Stated problem:
Copy out each line featuring the string "matplotlib" from the entries beneath.

Records from a data collection:
- - - -

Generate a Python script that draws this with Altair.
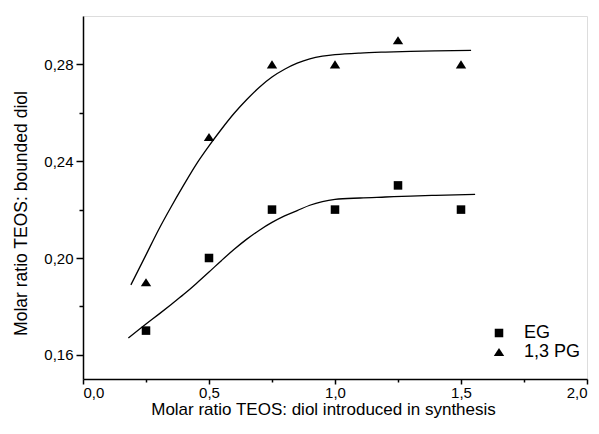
import altair as alt
import pandas as pd

# measured data points
x_pts = [0.25, 0.5, 0.75, 1.0, 1.25, 1.5]
eg_y = [0.17, 0.20, 0.22, 0.22, 0.23, 0.22]
pg_y = [0.19, 0.25, 0.28, 0.28, 0.29, 0.28]

# fitted curves
pg_fit_x = [0.19, 0.25, 0.30, 0.35, 0.40, 0.45, 0.50, 0.55, 0.60, 0.65, 0.70, 0.75, 0.80, 0.85, 0.90, 0.95, 1.0, 1.1, 1.2, 1.3, 1.4, 1.54]
pg_fit_y = [0.1889, 0.2013, 0.2117, 0.2212, 0.2302, 0.2388, 0.2463, 0.2533, 0.2598, 0.2655, 0.2706, 0.2748, 0.2780, 0.2805, 0.2823, 0.2834, 0.2840, 0.2847, 0.2851, 0.2854, 0.2856, 0.2858]
eg_fit_x = [0.18, 0.25, 0.30, 0.35, 0.40, 0.45, 0.50, 0.55, 0.60, 0.65, 0.70, 0.75, 0.80, 0.85, 0.90, 0.95, 1.0, 1.1, 1.2, 1.3, 1.4, 1.556]
eg_fit_y = [0.1669, 0.1727, 0.1767, 0.1808, 0.1850, 0.1895, 0.1942, 0.1990, 0.2036, 0.2078, 0.2115, 0.2147, 0.2174, 0.2196, 0.2218, 0.2233, 0.2242, 0.2248, 0.2252, 0.2256, 0.2259, 0.2263]

series = ["EG", "1,3 PG"]
x_major = [0.0, 0.5, 1.0, 1.5, 2.0]
x_minor = [0.25, 0.75, 1.25, 1.75]
y_major = [0.16, 0.20, 0.24, 0.28]
y_minor = [0.18, 0.22, 0.26]

pts = pd.DataFrame(
    [{"x": x, "y": y, "series": "EG"} for x, y in zip(x_pts, eg_y)]
    + [{"x": x, "y": y, "series": "1,3 PG"} for x, y in zip(x_pts, pg_y)]
)
fits = pd.DataFrame(
    [{"x": x, "y": y, "series": "EG"} for x, y in zip(eg_fit_x, eg_fit_y)]
    + [{"x": x, "y": y, "series": "1,3 PG"} for x, y in zip(pg_fit_x, pg_fit_y)]
)

FONT = "Liberation Sans"
xscale = alt.Scale(domain=[0, 2.0], nice=False, zero=False)
yscale = alt.Scale(domain=[0.15, 0.30], nice=False, zero=False)

SQUARE = "M-0.9,-0.9H0.9V0.9H-0.9Z"
TRIANGLE = "M0,-0.85L1.1,0.85L-1.1,0.85Z"

x_axis_major = alt.Axis(
    orient="bottom", values=x_major, tickSize=5, tickWidth=1.5, tickColor="black",
    domainColor="black", domainWidth=1.5, grid=False,
    labelExpr="replace(format(datum.value, '.1f'), '.', ',')",
    labelFont=FONT, labelFontSize=15, labelColor="black", labelPadding=1,
    title="Molar ratio TEOS: diol introduced in synthesis",
    titleFont=FONT, titleFontSize=17, titleFontWeight="normal", titleColor="black",
    titleX=240, titleY=22,
)
y_axis_major = alt.Axis(
    orient="left", values=y_major, tickSize=7, tickWidth=1.5, tickColor="black",
    domainColor="black", domainWidth=1.5, grid=False,
    labelExpr="replace(format(datum.value, '.2f'), '.', ',')",
    labelFont=FONT, labelFontSize=15, labelColor="black", labelPadding=3,
    title="Molar ratio TEOS: bounded diol",
    titleFont=FONT, titleFontSize=17.5, titleFontWeight="normal", titleColor="black",
    titleX=-53, titleY=197,
)
x_axis_minor = alt.Axis(
    orient="bottom", values=x_minor, tickSize=3, tickWidth=1.5, tickColor="black",
    domain=False, labels=False, grid=False, title=None,
)
y_axis_minor = alt.Axis(
    orient="left", values=y_minor, tickSize=4, tickWidth=1.5, tickColor="black",
    domain=False, labels=False, grid=False, title=None,
)

minor = alt.Chart(pts).mark_point(opacity=0).encode(
    x=alt.X("x:Q", scale=xscale, axis=x_axis_minor),
    y=alt.Y("y:Q", scale=yscale, axis=y_axis_minor),
)

lines = alt.Chart(fits).mark_line(color="black", strokeWidth=1.3, interpolate="monotone").encode(
    x=alt.X("x:Q", scale=xscale, axis=None),
    y=alt.Y("y:Q", scale=yscale, axis=None),
    detail="series:N",
)

legend = alt.Legend(
    title=None, orient="none", legendX=407, legendY=308,
    labelFont=FONT, labelFontSize=18, labelColor="black",
    symbolFillColor="black", symbolStrokeWidth=0, symbolSize=90,
    labelOffset=16, padding=0, rowPadding=1,
)

points = alt.Chart(pts).mark_point(filled=True, color="black", opacity=1, strokeWidth=0, size=90).encode(
    x=alt.X("x:Q", scale=xscale, axis=x_axis_major),
    y=alt.Y("y:Q", scale=yscale, axis=y_axis_major),
    shape=alt.Shape(
        "series:N",
        scale=alt.Scale(domain=series, range=[SQUARE, TRIANGLE]),
        legend=legend,
    ),
)

chart = (
    alt.layer(minor, lines, points)
    .resolve_axis(x="independent", y="independent")
    .properties(
        width=504, height=363,
        autosize=alt.AutoSizeParams(type="none"),
        padding={"left": 75, "top": 8, "right": 4, "bottom": 47},
    )
    .configure_view(stroke="black", strokeWidth=1.5)
    .configure(background="white")
)

chart.save("out.html", embed_options={"renderer": "svg", "actions": False})
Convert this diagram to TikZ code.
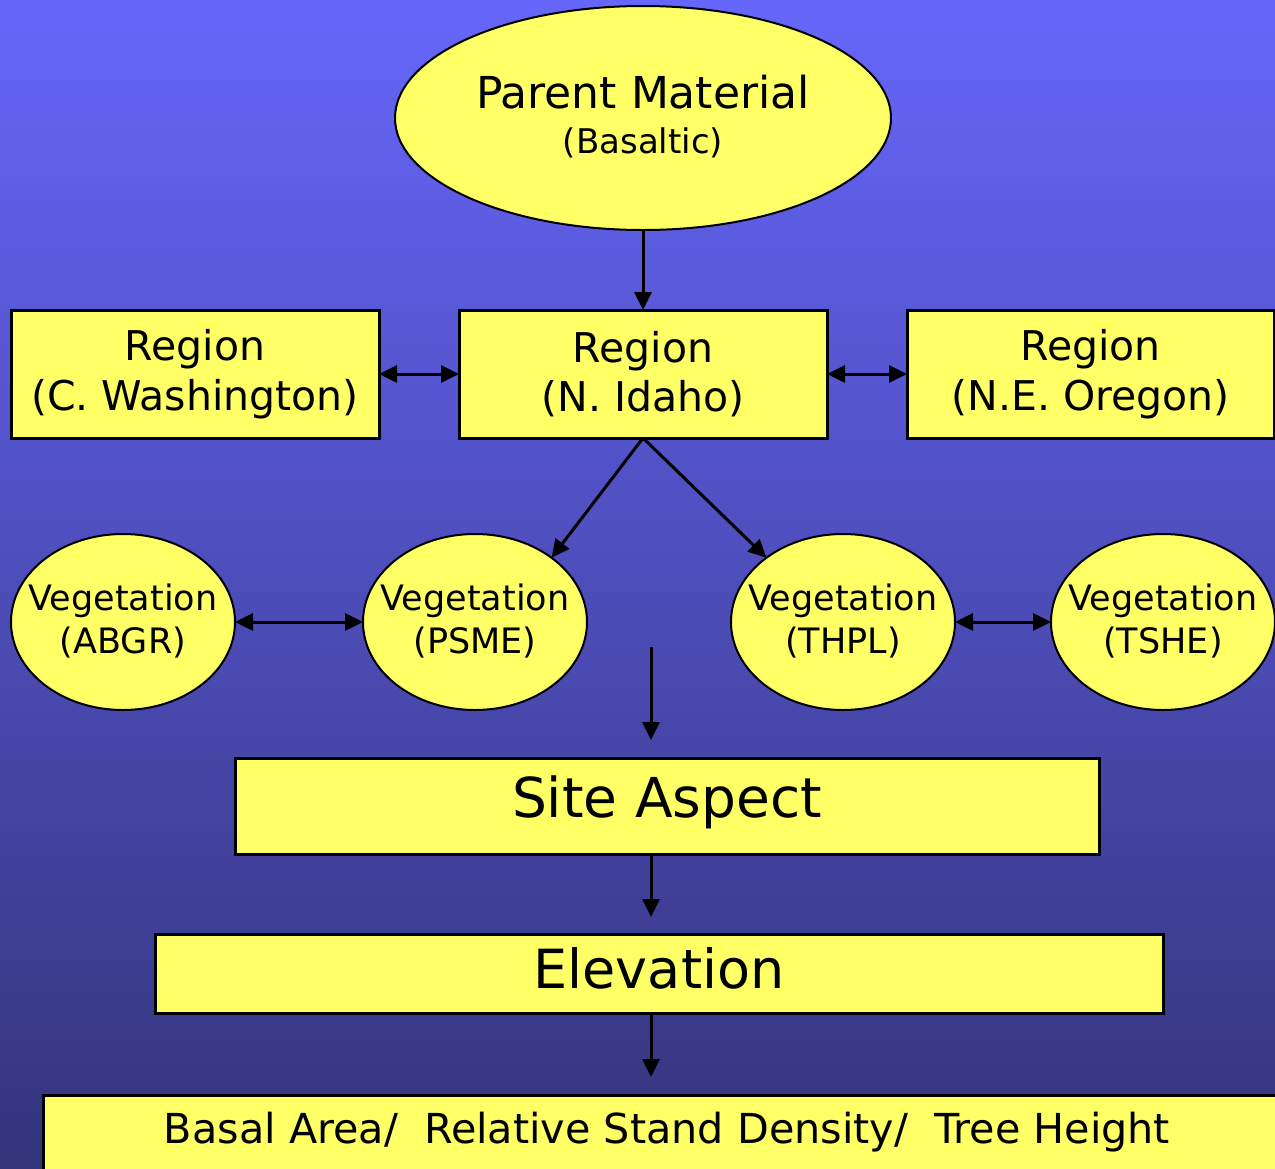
\documentclass[tikz,border=0pt]{standalone}
\usepackage{fontspec}
\setmainfont{DejaVu Sans}
\usetikzlibrary{shapes.geometric,arrows.meta,calc}
\definecolor{bgtop}{RGB}{102,102,250}
\definecolor{bgbot}{RGB}{52,52,122}
\definecolor{boxyellow}{RGB}{255,255,102}
\tikzset{
  ybox/.style={draw=black, line width=3pt, fill=boxyellow, rectangle, inner sep=0pt, outer sep=0pt, align=center},
  yell/.style={draw=black, line width=2pt, fill=boxyellow, ellipse, inner sep=0pt, outer sep=0pt},
  txt/.style={inner sep=0pt, align=center},
  arr/.style={line width=3pt, -{Triangle[length=18pt,width=17pt]}},
  darr/.style={line width=3pt, {Triangle[length=18pt,width=17pt]}-{Triangle[length=18pt,width=17pt]}},
  regfont/.style={font=\fontsize{41}{50}\selectfont},
  vegfont/.style={font=\fontsize{35}{43}\selectfont},
}
\begin{document}
\begin{tikzpicture}[x=1pt,y=-1pt]
\useasboundingbox (0,0) rectangle (1275,1168);
\clip (0,0) rectangle (1275,1168);
\shade[top color=bgtop, bottom color=bgbot] (0,0) rectangle (1275,1168);

% parent material
\node[yell, minimum width=496pt, minimum height=224pt] (parent) at (643,118) {};
\node[txt, font=\fontsize{44}{51}\selectfont] (parenttxt) at (643,92) {Parent Material};
\node[txt, font=\fontsize{34}{40}\selectfont] (basalttxt) at (643,143) {(Basaltic)};

% regions
\node[ybox, regfont, minimum width=368pt, minimum height=128pt] (wash) at (195,374) {\raisebox{3pt}{\shortstack{Region\\[7pt](C. Washington)}}};
\node[ybox, regfont, minimum width=368pt, minimum height=128pt] (idaho) at (643,374) {\raisebox{3pt}{\shortstack{Region\\[7pt](N. Idaho)}}};
\node[ybox, regfont, minimum width=367pt, minimum height=128pt] (oregon) at (1090.5,374) {\raisebox{3pt}{\shortstack{Region\\[7pt](N.E. Oregon)}}};

% vegetation
\node[yell, minimum width=224pt, minimum height=176pt] (abgr) at (123,622) {};
\node[yell, minimum width=224pt, minimum height=176pt] (psme) at (475,622) {};
\node[yell, minimum width=224pt, minimum height=176pt] (thpl) at (843,622) {};
\node[yell, minimum width=224pt, minimum height=176pt] (tshe) at (1163,622) {};
\node[txt, vegfont] (abgrtxt) at ([yshift=1pt]abgr.center) {Vegetation\\(ABGR)};
\node[txt, vegfont] (psmetxt) at ([yshift=1pt]psme.center) {Vegetation\\(PSME)};
\node[txt, vegfont] (thpltxt) at ([yshift=1pt]thpl.center) {Vegetation\\(THPL)};
\node[txt, vegfont] (tshetxt) at ([yshift=1pt]tshe.center) {Vegetation\\(TSHE)};

% site aspect, elevation
\node[ybox, minimum width=864pt, minimum height=96pt] (site) at (667,806) {};
\node[txt, font=\fontsize{55}{60}\selectfont] (sitetxt) at (667,802) {Site Aspect};
\node[ybox, minimum width=1008pt, minimum height=79pt] (elev) at (659,973.5) {};
\node[txt, font=\fontsize{54}{60}\selectfont] (elevtxt) at (659,968) {Elevation};

% bottom box
\node[ybox, anchor=north west, minimum width=1260pt, minimum height=150pt] (basal) at (43,1095) {};
\node[txt, font=\fontsize{41.3}{48}\selectfont] (basaltxt) at (667,1132) {Basal Area/\ \ Relative Stand Density/\ \ Tree Height};

% connectors
\draw[arr] (parent.south) -- (idaho.north);
\draw[darr] (wash.east) -- (idaho.west);
\draw[darr] (idaho.east) -- (oregon.west);
\draw[arr] (idaho.south) -- (psme.40);
\draw[arr] (idaho.south) -- (thpl.140);
\draw[darr] (abgr.east) -- (psme.west);
\draw[darr] (thpl.east) -- (tshe.west);
\coordinate (vtop) at (651,647);
\draw[arr, shorten >=18pt] (vtop) -- (vtop |- site.north);
\draw[arr, shorten >=17pt] (site.south -| vtop) -- (elev.north -| vtop);
\draw[arr, shorten >=18pt] (elev.south -| vtop) -- (basal.north -| vtop);
\end{tikzpicture}
\end{document}
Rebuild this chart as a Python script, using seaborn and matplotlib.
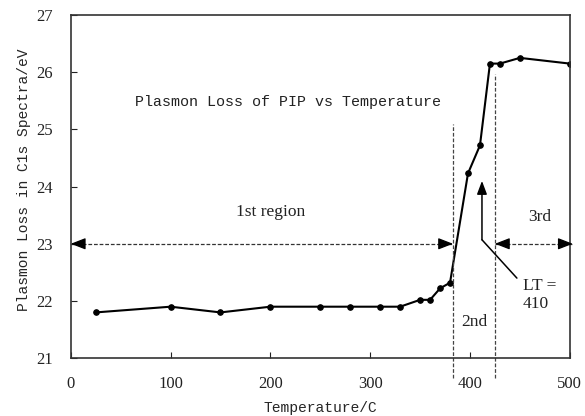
import matplotlib
matplotlib.use("Agg")
import matplotlib.pyplot as plt
import seaborn as sns
import pandas as pd

temperature = [25, 100, 150, 200, 250, 280, 310, 330, 350, 360, 370, 380, 398, 410, 420, 430, 450, 500]
plasmon_loss = [21.8, 21.9, 21.8, 21.9, 21.9, 21.9, 21.9, 21.9, 22.02, 22.02, 22.22, 22.32, 24.23, 24.72, 26.15, 26.15, 26.25, 26.15]
x_ticks = [0, 100, 200, 300, 400, 500]
y_ticks = [21, 22, 23, 24, 25, 26, 27]
region_bounds = [383, 425]

sns.set_style("ticks")
plt.rcParams['font.family'] = ['Liberation Serif', 'DejaVu Serif']

df = pd.DataFrame({"T": temperature, "L": plasmon_loss})

fig = plt.figure(figsize=(5.85, 4.16), dpi=100)
ax = fig.add_axes([0.121, 0.139, 0.853, 0.825])

sns.lineplot(data=df, x="T", y="L", ax=ax, color="black", lw=1.5,
             marker="o", markersize=4, markeredgecolor="black")

ax.set_xlim(0, 500)
ax.set_ylim(21, 27)
ax.set_xticks(x_ticks)
ax.set_yticks(y_ticks)
ax.tick_params(direction="in", length=4, width=0.8, labelsize=12, colors="#222222")
ax.tick_params(axis="y", pad=13)
ax.tick_params(axis="x", pad=13)
for s in ax.spines.values():
    s.set_linewidth(1.2)
    s.set_color("#333333")

mono = "Liberation Mono"
ax.set_xlabel("Temperature/C", family=mono, fontsize=10.5, labelpad=6)
ax.set_ylabel("Plasmon Loss in C1s Spectra/eV", family=mono, fontsize=10.5, labelpad=5)
ax.yaxis.set_label_coords(-0.08, 0.52)

ax.text(64, 25.47, "Plasmon Loss of PIP vs Temperature", family=mono, fontsize=10.8,
        va="center", ha="left", color="#222222")

# region boundary lines
ax.plot([region_bounds[0]] * 2, [20.65, 25.1], color="#444444", lw=0.9,
        ls=(0, (3, 1.5)), clip_on=False)
ax.plot([region_bounds[1]] * 2, [20.65, 25.96], color="#444444", lw=0.9,
        ls=(0, (3, 1.5)), clip_on=False)

# horizontal dashed double arrows at y=23
def dbl_arrow(x0, x1, y):
    ax.plot([x0, x1], [y, y], color="#333333", lw=0.9, ls=(0, (3, 1.5)), clip_on=False)
    for a, b in [(x0 + 12, x0), (x1 - 12, x1)]:
        ax.annotate("", xy=(b, y), xytext=(a, y), annotation_clip=False,
                    arrowprops=dict(arrowstyle="-|>,head_length=0.9,head_width=0.35",
                                    color="black", lw=0.9, shrinkA=0, shrinkB=0))

dbl_arrow(0, region_bounds[0], 23)
dbl_arrow(region_bounds[1], 503, 23)

ax.text(200, 23.55, "1st region", fontsize=12.5, ha="center", va="center", color="#222222")
ax.text(470, 23.47, "3rd", fontsize=12.5, ha="center", va="center", color="#222222")
ax.text(404, 21.63, "2nd", fontsize=12.5, ha="center", va="center", color="#222222")
ax.text(453, 22.1, "LT =\n410", fontsize=12.5, ha="left", va="center",
        linespacing=1.2, color="#222222")

# LT pointer arrow
ax.plot([447, 412], [22.4, 23.07], color="black", lw=1.1)
ax.annotate("", xy=(412, 24.1), xytext=(412, 23.07),
            arrowprops=dict(arrowstyle="-|>,head_length=0.8,head_width=0.3",
                            color="black", lw=1.1, shrinkA=0, shrinkB=0))

fig.savefig("out.png", dpi=100)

- - - -

Result of this task:
Rebuild this chart as a Python script, using seaborn and matplotlib.
import matplotlib
matplotlib.use("Agg")
import matplotlib.pyplot as plt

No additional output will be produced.